Fin avril, Wolfgang Schäuble et moi-même avons ouvert un nouveau front contre les paradis fiscaux en demandant au commissaire Barnier que l'Europe adopte une approche ambitieuse en matière de lutte contre le blanchiment d'argent des juridictions non coopératives, à l'heure où s'ouvrent les négociations sur la quatrième directive antiblanchiment. Nous avons en particulier demandé la mise en place d'une véritable politique européenne de lutte contre les paradis fiscaux et pour la transparence des bénéficiaires effectifs – sociétés, trusts et autres entités juridiques plus ou moins opaques. Cette exigence a été traduite dans les conclusions du G 7.

Enfin, le Conseil européen du 22 mai, sous l'impulsion du président de la République notamment, a confirmé le rôle de l'Europe comme fer de lance dans ce combat et lancé l'idée d'un FATCA – foreign account tax compliance act – européen.

L'enjeu est simple : changer de normes. En matière de lutte contre la fraude et l'évasion fiscales, le standard actuel est le partage de l'information à la demande. Or ce système a montré ses limites, la réponse donnée aux interrogations d'un État dépendant du contenu des conventions fiscales. Nous voulons donc remplacer ce standard trop limitatif par celui de l'échange automatique d'informations. L'Europe restera à la pointe de ce combat en faisant aboutir avant la fin de l'année la révision de la directive « Épargne », de façon à en combler les lacunes et à en étendre le champ d'application. Elle va aussi négocier avec des États tiers – Andorre, Monaco, la Suisse, le Liechtenstein – afin qu'ils avancent sur la même voie.

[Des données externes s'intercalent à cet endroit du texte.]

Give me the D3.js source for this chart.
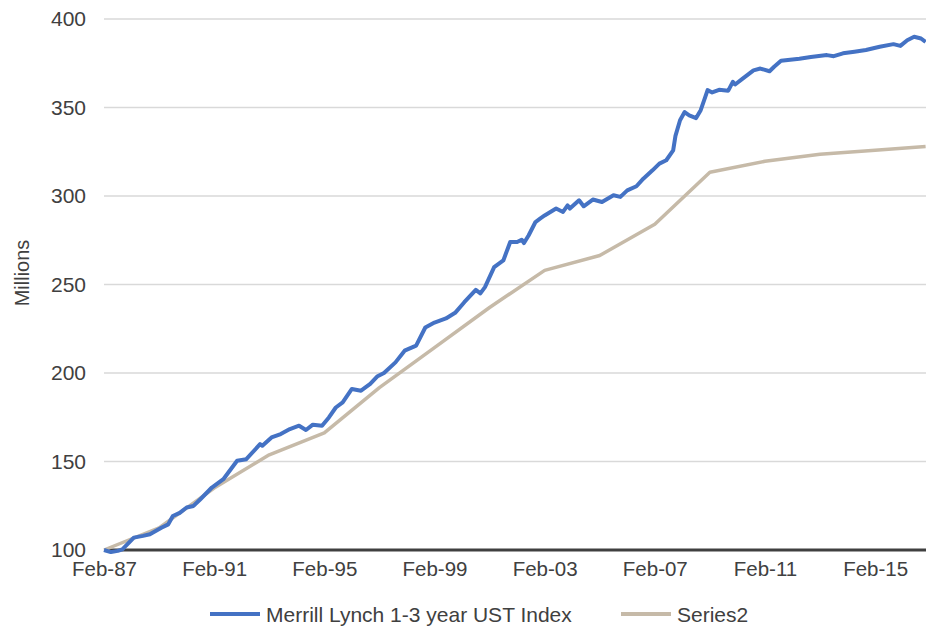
<!DOCTYPE html>
<html>
<head>
<meta charset="utf-8">
<script src="https://cdn.jsdelivr.net/npm/d3@7"></script>
<style>
  html, body { margin: 0; padding: 0; background: #fff; }
  svg { display: block; font-family: "Liberation Sans", Arial, sans-serif; }
</style>
</head>
<body>
<svg id="chart" width="926" height="627"></svg>
<script>
// ---- Data ----
const seriesNames = ["Merrill Lynch 1-3 year UST Index", "Series2"];
const xTickLabels = ["Feb-87", "Feb-91", "Feb-95", "Feb-99", "Feb-03", "Feb-07", "Feb-11", "Feb-15"];
const yTickValues = [100, 150, 200, 250, 300, 350, 400];

const ustDates = ["1987-02","1987-05","1987-08","1987-10","1988-03","1988-07","1988-10","1989-03","1989-06","1989-08","1989-11","1990-02","1990-05","1990-08","1991-01","1991-06","1991-12","1992-04","1992-10","1992-11","1993-03","1993-07","1993-11","1994-03","1994-06","1994-09","1995-01","1995-04","1995-07","1995-10","1996-02","1996-06","1996-10","1997-01","1997-04","1997-09","1998-01","1998-06","1998-10","1999-02","1999-07","1999-11","2000-03","2000-08","2000-10","2000-12","2001-04","2001-08","2001-11","2002-02","2002-04","2002-05","2002-07","2002-10","2002-12","2003-02","2003-07","2003-10","2003-12","2004-01","2004-05","2004-07","2004-11","2005-03","2005-08","2005-11","2006-02","2006-06","2006-09","2007-01","2007-04","2007-07","2007-10","2007-11","2008-01","2008-03","2008-05","2008-08","2008-10","2008-12","2009-01","2009-03","2009-06","2009-10","2009-12","2010-01","2010-04","2010-09","2010-12","2011-04","2011-06","2011-09","2012-05","2012-10","2013-05","2013-08","2013-12","2014-05","2014-10","2015-04","2015-10","2016-01","2016-04","2016-07","2016-10","2016-12"];
const ustValues = [100,98.8,99.5,100.4,107,108,108.9,112.6,114.5,119.2,121,124,124.9,128.7,135.3,140,150.4,151.3,159.8,158.9,163.6,165.5,168.3,170.2,167.8,170.8,170.2,174.9,180.5,183.4,191,190,193.8,198,200,206,212.6,215.5,225.7,228.5,230.8,234,240,247,245,248.5,259.8,263.6,274,274,275.3,273.4,277.7,285.3,287.2,289,292.9,291,294.7,292.9,297.6,294.2,298,296.6,300.4,299.5,303.2,305.5,309.8,314.5,318.3,320.2,325.8,334,342.8,347.4,345.6,344,348.5,356,359.8,358.5,360,359.5,364.5,363,366,371,372,370.5,373,376.4,377.5,378.5,379.6,379,380.6,381.5,382.5,384.3,385.8,384.8,388,390,389,387];

const s2Dates = ["1987-02","1989-02","1991-02","1993-02","1995-02","1997-02","1999-02","2001-02","2003-02","2005-02","2007-02","2009-02","2011-02","2013-02","2015-02","2016-12"];
const s2Values = [100,112.5,135,153.8,166.2,191.7,214.3,237,258,266.4,284,313.4,319.6,323.6,325.8,328];

const colors = ["#4472c4", "#c6baa8"];

// ---- Helpers ----
function monthIndex(s) {
  const [yy, mm] = s.split("-").map(Number);
  return (yy - 1987) * 12 + (mm - 2);
}

const svg = d3.select("#chart");
const plotLeft = 104, plotRight = 926, plotTop = 19, plotBottom = 550;
const pxPerMonth = 27.54 / 12;

const x = d3.scaleLinear().domain([0, 358]).range([plotLeft, plotLeft + 358 * pxPerMonth]);
const y = d3.scaleLinear().domain([100, 400]).range([plotBottom, plotTop]);

// clip
svg.append("defs").append("clipPath").attr("id", "clip")
  .append("rect").attr("x", 0).attr("y", 0).attr("width", plotRight).attr("height", 600);

// gridlines
svg.append("g")
  .selectAll("line")
  .data(yTickValues.filter(v => v !== 100))
  .join("line")
  .attr("x1", plotLeft).attr("x2", plotRight)
  .attr("y1", d => y(d)).attr("y2", d => y(d))
  .attr("stroke", "#d9d9d9").attr("stroke-width", 1.5);

// y axis labels
const yAxis = d3.axisLeft(y).tickValues(yTickValues).tickSize(0).tickPadding(0);
const gy = svg.append("g").attr("transform", "translate(86,0)").call(yAxis);
gy.select(".domain").remove();
gy.selectAll("text").attr("font-size", 21).attr("fill", "#404040")
  .attr("font-family", "Liberation Sans, Arial, sans-serif");

// x axis labels
const xAxis = d3.axisBottom(x)
  .tickValues(xTickLabels.map((d, i) => i * 48))
  .tickFormat((d, i) => xTickLabels[i])
  .tickSize(0).tickPadding(0);
const gx = svg.append("g").attr("transform", "translate(0,561)").call(xAxis);
gx.select(".domain").remove();
gx.selectAll("text").attr("font-size", 20.5).attr("fill", "#404040")
  .attr("font-family", "Liberation Sans, Arial, sans-serif");

// y-axis title
svg.append("text")
  .attr("transform", "translate(29,273) rotate(-90)")
  .attr("text-anchor", "middle")
  .attr("font-size", 20).attr("fill", "#404040")
  .text("Millions");

const line = d3.line().x(d => x(d[0])).y(d => y(d[1]));

const s2Data = s2Dates.map((d, i) => [monthIndex(d), s2Values[i]]);
const ustData = ustDates.map((d, i) => [monthIndex(d), ustValues[i]]);

// x axis line
svg.append("line")
  .attr("x1", plotLeft).attr("x2", plotRight)
  .attr("y1", y(100)).attr("y2", y(100))
  .attr("stroke", "#404040").attr("stroke-width", 2.8);

const plot = svg.append("g").attr("clip-path", "url(#clip)");
plot.append("path").datum(s2Data)
  .attr("d", line).attr("fill", "none")
  .attr("stroke", colors[1]).attr("stroke-width", 3.5).attr("stroke-linejoin", "round");
plot.append("path").datum(ustData)
  .attr("d", line).attr("fill", "none")
  .attr("stroke", colors[0]).attr("stroke-width", 4).attr("stroke-linejoin", "round");

// legend
const legendItems = [
  { name: seriesNames[0], color: colors[0], x: 210 },
  { name: seriesNames[1], color: colors[1], x: 621 }
];
const lg = svg.append("g");
legendItems.forEach(it => {
  lg.append("line").attr("x1", it.x).attr("x2", it.x + 50)
    .attr("y1", 614).attr("y2", 614)
    .attr("stroke", it.color).attr("stroke-width", 4);
  lg.append("text").attr("x", it.x + 56).attr("y", 621.5)
    .attr("font-size", 21).attr("fill", "#404040")
    .text(it.name);
});
</script>
</body>
</html>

Mais surtout, le « FATCA européen » que j'appelais de mes voeux a commencé à prendre forme à l'issue du Conseil européen du 22 mai. La Commission européenne a d'ores et déjà indiqué qu'elle remettrait sur le métier une directive existante afin d'instaurer de manière pérenne et contraignante l'échange automatique d'informations sur tous les revenus, et non simplement sur ceux de l'épargne.

C'est dans ce contexte international en pleine mutation que vous allez examiner le projet de loi relatif à la fraude fiscale, qui s'inscrit dans la droite ligne des initiatives déjà prises par le Gouvernement depuis un an, qu'il s'agisse de la lutte contre la fraude fiscale, du paquet antifraude de la loi de finances rectificative pour 2012, du Plan national de lutte contre la fraude aux finances publiques présenté en février 2013, ou des dispositions sur la « transparence pays par pays » prises dans le cadre du projet de loi sur les activités bancaires, et qui devraient être étendues tout à l'heure aux grandes entreprises.

Je terminerai en insistant sur les deux axes qui structurent le projet de loi sur la lutte contre la fraude fiscale.

Le premier est d'ordre conceptuel. La poursuite des fraudeurs, aujourd'hui, se fait en plusieurs temps : à l'identification succède l'investigation, puis l'intervention du juge, et enfin la sanction. Or quelle que soit leur force, les opérateurs concernés restent éparpillés et agissent sans lien les uns avec les autres. Le projet de loi vise donc à mieux lier la chaîne de poursuite et à en renforcer chacun des maillons, afin de leur donner les moyens d'agir efficacement. Par exemple, la police fiscale pourra recourir, contre la fraude fiscale aggravée, à des techniques spéciales d'enquête, telles que l'infiltration ou la sonorisation.

Le deuxième axe structurant du projet de loi est le renforcement de la répression et l'adoption de sanctions plus fortes et plus dissuasives. Ainsi, le texte qualifie de circonstance aggravante de l'infraction le fait de commettre une fraude fiscale en bande organisée. Une fraude fiscale aggravée sera passible de sept ans d'emprisonnement et de 2 millions d'euros d'amende. Enfin, une personne morale condamnée pour blanchiment s'exposera à une peine de confiscation générale du patrimoine. Cela permettra de progresser dans la lutte contre les montages frauduleux faisant appel à des sociétés écrans. Plutôt, en effet, que de créer des cellules de régularisation au fonctionnement opaque, destinées aux VIP, il convient de prendre des mesures dissuasives. Bernard Cazeneuve vous confirmera qu'elles sont efficaces.

L'idée selon laquelle la lutte contre la fraude fiscale est un impératif moral rassemble désormais largement au-delà de nos frontières. Mais si on observe aujourd'hui un momentum, un élan particulier dans ce domaine, c'est aussi en raison de l'intérêt qu'elle représente pour les finances publiques. À cet égard, ce projet de loi ambitieux est une contribution de la France au mouvement qu'elle initie elle-même à l'échelle internationale.